(Items from a dataset)
====================
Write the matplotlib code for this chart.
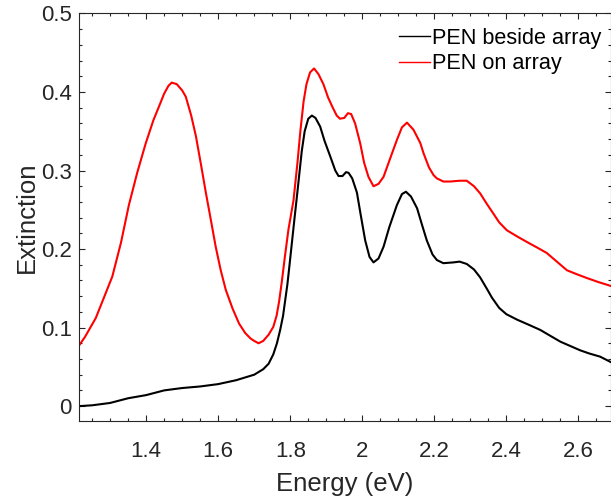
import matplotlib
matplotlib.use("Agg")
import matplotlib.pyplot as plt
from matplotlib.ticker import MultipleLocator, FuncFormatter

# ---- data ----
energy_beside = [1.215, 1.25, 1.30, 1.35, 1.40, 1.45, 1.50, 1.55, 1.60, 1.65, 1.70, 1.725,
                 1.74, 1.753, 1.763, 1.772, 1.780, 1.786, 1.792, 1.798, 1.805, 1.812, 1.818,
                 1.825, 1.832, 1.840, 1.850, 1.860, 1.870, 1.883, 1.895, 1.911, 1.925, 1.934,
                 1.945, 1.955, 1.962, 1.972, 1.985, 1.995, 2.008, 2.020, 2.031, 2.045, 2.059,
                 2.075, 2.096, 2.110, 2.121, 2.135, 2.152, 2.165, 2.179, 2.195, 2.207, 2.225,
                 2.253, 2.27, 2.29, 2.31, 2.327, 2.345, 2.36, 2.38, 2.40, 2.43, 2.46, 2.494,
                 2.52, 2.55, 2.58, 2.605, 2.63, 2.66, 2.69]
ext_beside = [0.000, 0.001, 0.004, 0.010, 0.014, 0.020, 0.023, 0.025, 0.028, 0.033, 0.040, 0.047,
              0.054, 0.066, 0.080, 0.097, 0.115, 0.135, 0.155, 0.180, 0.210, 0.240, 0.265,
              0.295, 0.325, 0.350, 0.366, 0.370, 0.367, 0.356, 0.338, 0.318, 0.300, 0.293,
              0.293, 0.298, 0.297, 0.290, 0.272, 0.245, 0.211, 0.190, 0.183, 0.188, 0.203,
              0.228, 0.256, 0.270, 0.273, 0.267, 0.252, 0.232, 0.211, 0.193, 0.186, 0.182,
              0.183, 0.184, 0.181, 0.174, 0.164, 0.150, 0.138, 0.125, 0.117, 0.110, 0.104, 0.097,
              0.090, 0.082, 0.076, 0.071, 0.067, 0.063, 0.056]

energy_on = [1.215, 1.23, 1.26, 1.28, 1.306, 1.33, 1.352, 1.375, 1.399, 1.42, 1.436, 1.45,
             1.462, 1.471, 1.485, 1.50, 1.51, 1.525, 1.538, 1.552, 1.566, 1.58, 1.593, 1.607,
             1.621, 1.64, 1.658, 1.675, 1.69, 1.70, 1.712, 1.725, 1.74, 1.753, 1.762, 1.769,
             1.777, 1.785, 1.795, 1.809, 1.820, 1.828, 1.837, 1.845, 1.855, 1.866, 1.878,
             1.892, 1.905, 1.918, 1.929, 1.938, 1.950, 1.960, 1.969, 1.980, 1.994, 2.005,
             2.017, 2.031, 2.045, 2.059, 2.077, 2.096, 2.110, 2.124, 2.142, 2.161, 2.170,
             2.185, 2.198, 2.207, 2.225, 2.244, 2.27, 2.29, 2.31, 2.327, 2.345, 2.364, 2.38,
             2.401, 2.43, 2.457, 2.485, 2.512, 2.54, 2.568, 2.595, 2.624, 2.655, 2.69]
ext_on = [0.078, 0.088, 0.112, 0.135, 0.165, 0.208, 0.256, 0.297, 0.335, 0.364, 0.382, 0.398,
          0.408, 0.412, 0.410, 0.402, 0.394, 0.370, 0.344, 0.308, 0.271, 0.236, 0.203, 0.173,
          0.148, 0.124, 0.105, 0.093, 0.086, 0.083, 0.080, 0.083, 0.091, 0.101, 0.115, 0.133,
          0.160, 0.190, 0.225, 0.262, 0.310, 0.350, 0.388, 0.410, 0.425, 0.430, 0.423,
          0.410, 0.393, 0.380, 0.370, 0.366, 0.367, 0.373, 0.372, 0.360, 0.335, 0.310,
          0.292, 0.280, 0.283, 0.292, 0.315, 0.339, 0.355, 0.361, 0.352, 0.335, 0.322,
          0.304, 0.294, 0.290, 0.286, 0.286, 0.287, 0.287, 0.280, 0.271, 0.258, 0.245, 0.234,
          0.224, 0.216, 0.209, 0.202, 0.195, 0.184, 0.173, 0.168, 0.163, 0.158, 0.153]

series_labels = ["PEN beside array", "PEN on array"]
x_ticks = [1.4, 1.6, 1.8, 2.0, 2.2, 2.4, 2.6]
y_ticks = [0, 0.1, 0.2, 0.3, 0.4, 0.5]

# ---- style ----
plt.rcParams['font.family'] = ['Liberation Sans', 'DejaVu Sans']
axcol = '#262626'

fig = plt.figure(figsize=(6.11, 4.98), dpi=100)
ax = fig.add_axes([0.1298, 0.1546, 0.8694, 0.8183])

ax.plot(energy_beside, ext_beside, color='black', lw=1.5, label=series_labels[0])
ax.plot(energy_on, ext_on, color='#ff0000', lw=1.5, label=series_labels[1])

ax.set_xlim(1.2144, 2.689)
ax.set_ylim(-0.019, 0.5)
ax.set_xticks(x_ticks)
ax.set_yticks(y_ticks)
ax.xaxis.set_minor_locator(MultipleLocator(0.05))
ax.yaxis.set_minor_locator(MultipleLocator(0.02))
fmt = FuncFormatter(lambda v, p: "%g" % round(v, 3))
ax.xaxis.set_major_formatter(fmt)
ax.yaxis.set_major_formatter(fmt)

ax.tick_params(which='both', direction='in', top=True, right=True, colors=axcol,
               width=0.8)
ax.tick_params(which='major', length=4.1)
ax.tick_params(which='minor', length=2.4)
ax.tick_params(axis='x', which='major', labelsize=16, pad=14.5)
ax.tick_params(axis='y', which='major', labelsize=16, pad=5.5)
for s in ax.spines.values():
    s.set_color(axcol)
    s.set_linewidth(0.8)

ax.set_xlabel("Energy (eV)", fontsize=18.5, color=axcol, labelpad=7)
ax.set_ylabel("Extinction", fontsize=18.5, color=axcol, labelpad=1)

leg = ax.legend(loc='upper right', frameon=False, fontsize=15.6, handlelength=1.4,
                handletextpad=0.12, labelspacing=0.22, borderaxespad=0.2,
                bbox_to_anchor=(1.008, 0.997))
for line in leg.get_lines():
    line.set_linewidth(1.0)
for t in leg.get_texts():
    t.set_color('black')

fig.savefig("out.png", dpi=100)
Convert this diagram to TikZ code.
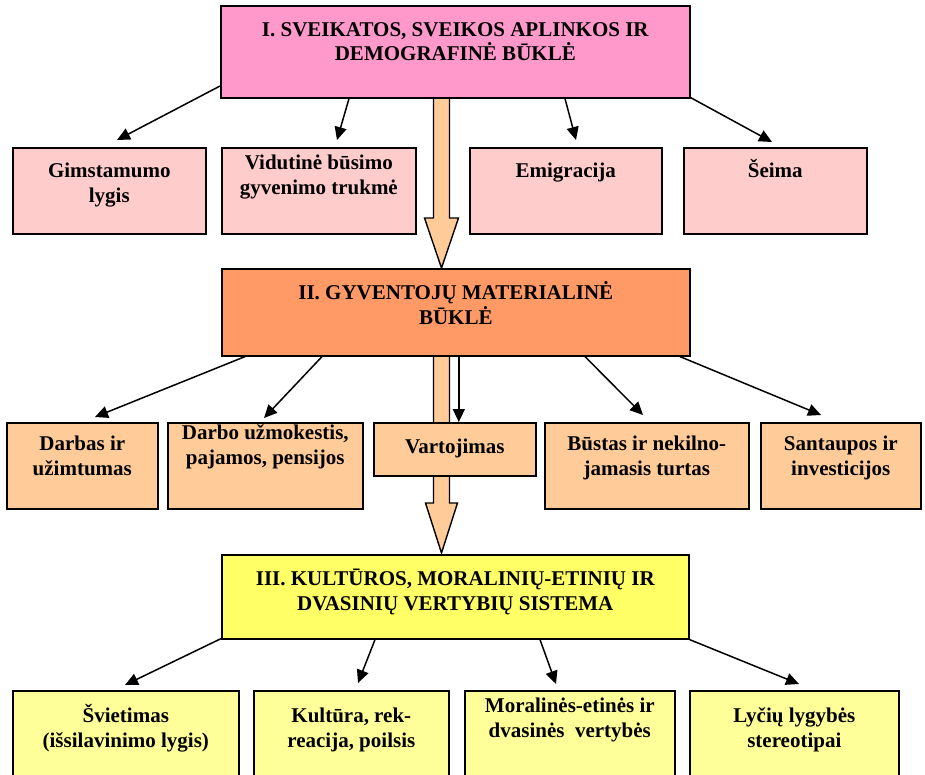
====================
» Work to complete:
Each entry gets copied exactly; the pictures stay out.

» Exercise answer:
Write the matplotlib code for this chart.
import matplotlib
matplotlib.use("Agg")
import matplotlib.pyplot as plt
from matplotlib.ticker import MultipleLocator, FuncFormatter

# ---- data ----
energy_beside = [1.215, 1.25, 1.30, 1.35, 1.40, 1.45, 1.50, 1.55, 1.60, 1.65, 1.70, 1.725,
                 1.74, 1.753, 1.763, 1.772, 1.780, 1.786, 1.792, 1.798, 1.805, 1.812, 1.818,
                 1.825, 1.832, 1.840, 1.850, 1.860, 1.870, 1.883, 1.895, 1.911, 1.925, 1.934,
                 1.945, 1.955, 1.962, 1.972, 1.985, 1.995, 2.008, 2.020, 2.031, 2.045, 2.059,
                 2.075, 2.096, 2.110, 2.121, 2.135, 2.152, 2.165, 2.179, 2.195, 2.207, 2.225,
                 2.253, 2.27, 2.29, 2.31, 2.327, 2.345, 2.36, 2.38, 2.40, 2.43, 2.46, 2.494,
                 2.52, 2.55, 2.58, 2.605, 2.63, 2.66, 2.69]
ext_beside = [0.000, 0.001, 0.004, 0.010, 0.014, 0.020, 0.023, 0.025, 0.028, 0.033, 0.040, 0.047,
              0.054, 0.066, 0.080, 0.097, 0.115, 0.135, 0.155, 0.180, 0.210, 0.240, 0.265,
              0.295, 0.325, 0.350, 0.366, 0.370, 0.367, 0.356, 0.338, 0.318, 0.300, 0.293,
              0.293, 0.298, 0.297, 0.290, 0.272, 0.245, 0.211, 0.190, 0.183, 0.188, 0.203,
              0.228, 0.256, 0.270, 0.273, 0.267, 0.252, 0.232, 0.211, 0.193, 0.186, 0.182,
              0.183, 0.184, 0.181, 0.174, 0.164, 0.150, 0.138, 0.125, 0.117, 0.110, 0.104, 0.097,
              0.090, 0.082, 0.076, 0.071, 0.067, 0.063, 0.056]

energy_on = [1.215, 1.23, 1.26, 1.28, 1.306, 1.33, 1.352, 1.375, 1.399, 1.42, 1.436, 1.45,
             1.462, 1.471, 1.485, 1.50, 1.51, 1.525, 1.538, 1.552, 1.566, 1.58, 1.593, 1.607,
             1.621, 1.64, 1.658, 1.675, 1.69, 1.70, 1.712, 1.725, 1.74, 1.753, 1.762, 1.769,
             1.777, 1.785, 1.795, 1.809, 1.820, 1.828, 1.837, 1.845, 1.855, 1.866, 1.878,
             1.892, 1.905, 1.918, 1.929, 1.938, 1.950, 1.960, 1.969, 1.980, 1.994, 2.005,
             2.017, 2.031, 2.045, 2.059, 2.077, 2.096, 2.110, 2.124, 2.142, 2.161, 2.170,
             2.185, 2.198, 2.207, 2.225, 2.244, 2.27, 2.29, 2.31, 2.327, 2.345, 2.364, 2.38,
             2.401, 2.43, 2.457, 2.485, 2.512, 2.54, 2.568, 2.595, 2.624, 2.655, 2.69]
ext_on = [0.078, 0.088, 0.112, 0.135, 0.165, 0.208, 0.256, 0.297, 0.335, 0.364, 0.382, 0.398,
          0.408, 0.412, 0.410, 0.402, 0.394, 0.370, 0.344, 0.308, 0.271, 0.236, 0.203, 0.173,
          0.148, 0.124, 0.105, 0.093, 0.086, 0.083, 0.080, 0.083, 0.091, 0.101, 0.115, 0.133,
          0.160, 0.190, 0.225, 0.262, 0.310, 0.350, 0.388, 0.410, 0.425, 0.430, 0.423,
          0.410, 0.393, 0.380, 0.370, 0.366, 0.367, 0.373, 0.372, 0.360, 0.335, 0.310,
          0.292, 0.280, 0.283, 0.292, 0.315, 0.339, 0.355, 0.361, 0.352, 0.335, 0.322,
          0.304, 0.294, 0.290, 0.286, 0.286, 0.287, 0.287, 0.280, 0.271, 0.258, 0.245, 0.234,
          0.224, 0.216, 0.209, 0.202, 0.195, 0.184, 0.173, 0.168, 0.163, 0.158, 0.153]

series_labels = ["PEN beside array", "PEN on array"]
x_ticks = [1.4, 1.6, 1.8, 2.0, 2.2, 2.4, 2.6]
y_ticks = [0, 0.1, 0.2, 0.3, 0.4, 0.5]

# ---- style ----
plt.rcParams['font.family'] = ['Liberation Sans', 'DejaVu Sans']
axcol = '#262626'

fig = plt.figure(figsize=(6.11, 4.98), dpi=100)
ax = fig.add_axes([0.1298, 0.1546, 0.8694, 0.8183])

ax.plot(energy_beside, ext_beside, color='black', lw=1.5, label=series_labels[0])
ax.plot(energy_on, ext_on, color='#ff0000', lw=1.5, label=series_labels[1])

ax.set_xlim(1.2144, 2.689)
ax.set_ylim(-0.019, 0.5)
ax.set_xticks(x_ticks)
ax.set_yticks(y_ticks)
ax.xaxis.set_minor_locator(MultipleLocator(0.05))
ax.yaxis.set_minor_locator(MultipleLocator(0.02))
fmt = FuncFormatter(lambda v, p: "%g" % round(v, 3))
ax.xaxis.set_major_formatter(fmt)
ax.yaxis.set_major_formatter(fmt)

ax.tick_params(which='both', direction='in', top=True, right=True, colors=axcol,
               width=0.8)
ax.tick_params(which='major', length=4.1)
ax.tick_params(which='minor', length=2.4)
ax.tick_params(axis='x', which='major', labelsize=16, pad=14.5)
ax.tick_params(axis='y', which='major', labelsize=16, pad=5.5)
for s in ax.spines.values():
    s.set_color(axcol)
    s.set_linewidth(0.8)

ax.set_xlabel("Energy (eV)", fontsize=18.5, color=axcol, labelpad=7)
ax.set_ylabel("Extinction", fontsize=18.5, color=axcol, labelpad=1)

leg = ax.legend(loc='upper right', frameon=False, fontsize=15.6, handlelength=1.4,
                handletextpad=0.12, labelspacing=0.22, borderaxespad=0.2,
                bbox_to_anchor=(1.008, 0.997))
for line in leg.get_lines():
    line.set_linewidth(1.0)
for t in leg.get_texts():
    t.set_color('black')

fig.savefig("out.png", dpi=100)
Convert this diagram to TikZ code.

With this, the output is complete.